Sayangnya, saat dikonfirmasi apakah nilai kerugian yang direkomendasikan akan sebesar itu Brahmantya memilih tak menjawabnya.
Sementara di dalam pernyataan tertulisnya perusahaan pemilik kapal, Noble Caledonia meminta maaf atas insiden yang merusak terumbu karang di Radja Ampat. Perusahaan kapal pesiar yang telah 10 tahun berdiri ini sendiri menyanggupi akan bertanggungjawab sepenuhnya dengan mengganti rugi setiap inci kerusakan di Radja Ampat.
"Kami akan secara penuh memberikan ganti rugi dan saat ini masih tengah berdiskusi dengan Pemerintah Indonesia untuk mencari penyelesaiaan yang realistis,"terang Noble Caledonia di situs resmi mereka.

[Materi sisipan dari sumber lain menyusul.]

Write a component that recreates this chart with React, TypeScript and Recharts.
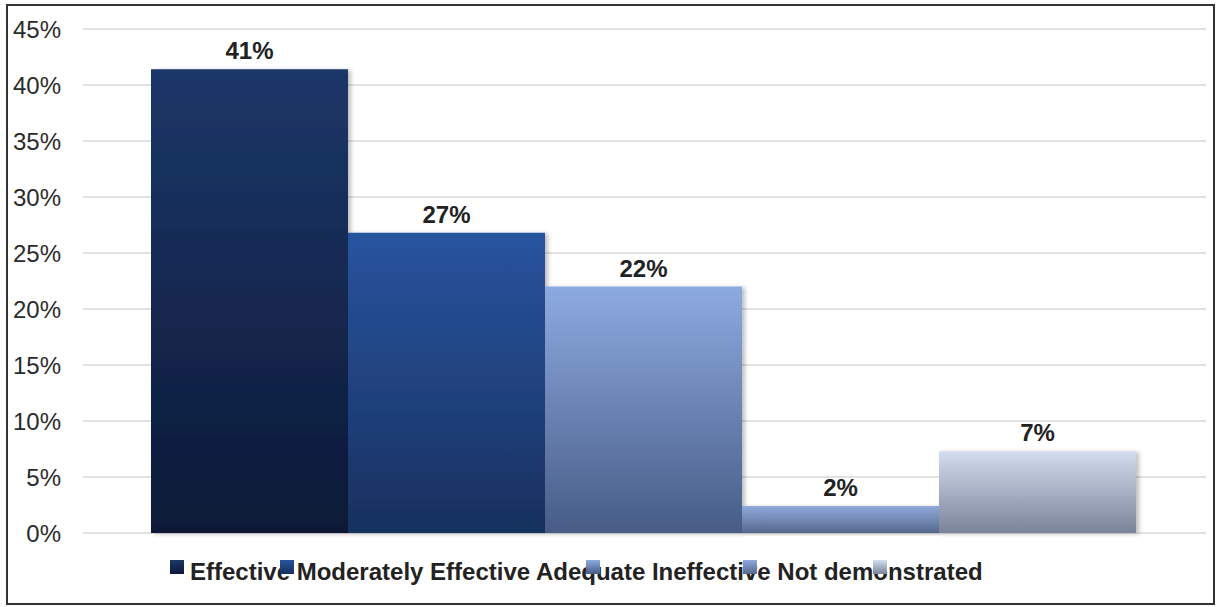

Sebagai informasi, Rabu (15/3) telah terjadi koordinasi oleh pihak-pihak terkait yang dilaksanakan tadi pagi di Kementerian Koordinasi Bidang Kemaritiman. Salah satu isu yang dibahas adalah legalitas kapal besar setara Kapal Pesiar yang haram melintas ke Pulau Weku, Papua. Padahal, dari mekanisme yang ada untuk menuju ke area Raja Ampat kapal besar tidak diijinkan masuk. Kapal besar itu hanya diperbolehkan terparkir di Pelabuhan Sorong, Papua. Dari Sorong penumpang kapal hanya diizinkan untuk melanjutkan lagi dengan kapal kecil menuju Pulau Weku.
Namun atas izin dari Syahbadar Sorong kapal tersebut masuk ke Pulau Weku. Di rapat setengah kamar itu juga membicarakan bagaimana kelanjutan nasib dari Syahbadar atau Kepala Dermaga itu selanjutnya, apakah dipecat atau justru tetap dipertahankan dengan konsekuensi pemindahtugasan.
Di samping perizinan tersebut, fakta lain yang belum banyak diketahui oleh publik adalah harga per satu malamnya kapal tersebut tiap penumpangnya yang diprediksi sekitar 4.500 dolar AS. Sementara perjalanan kapal luxurius itu memiliki rute perjalanan dari Papua Nugini ke Filipina lewat Indonesia yang dilakukan selama 16 malam jalur laut.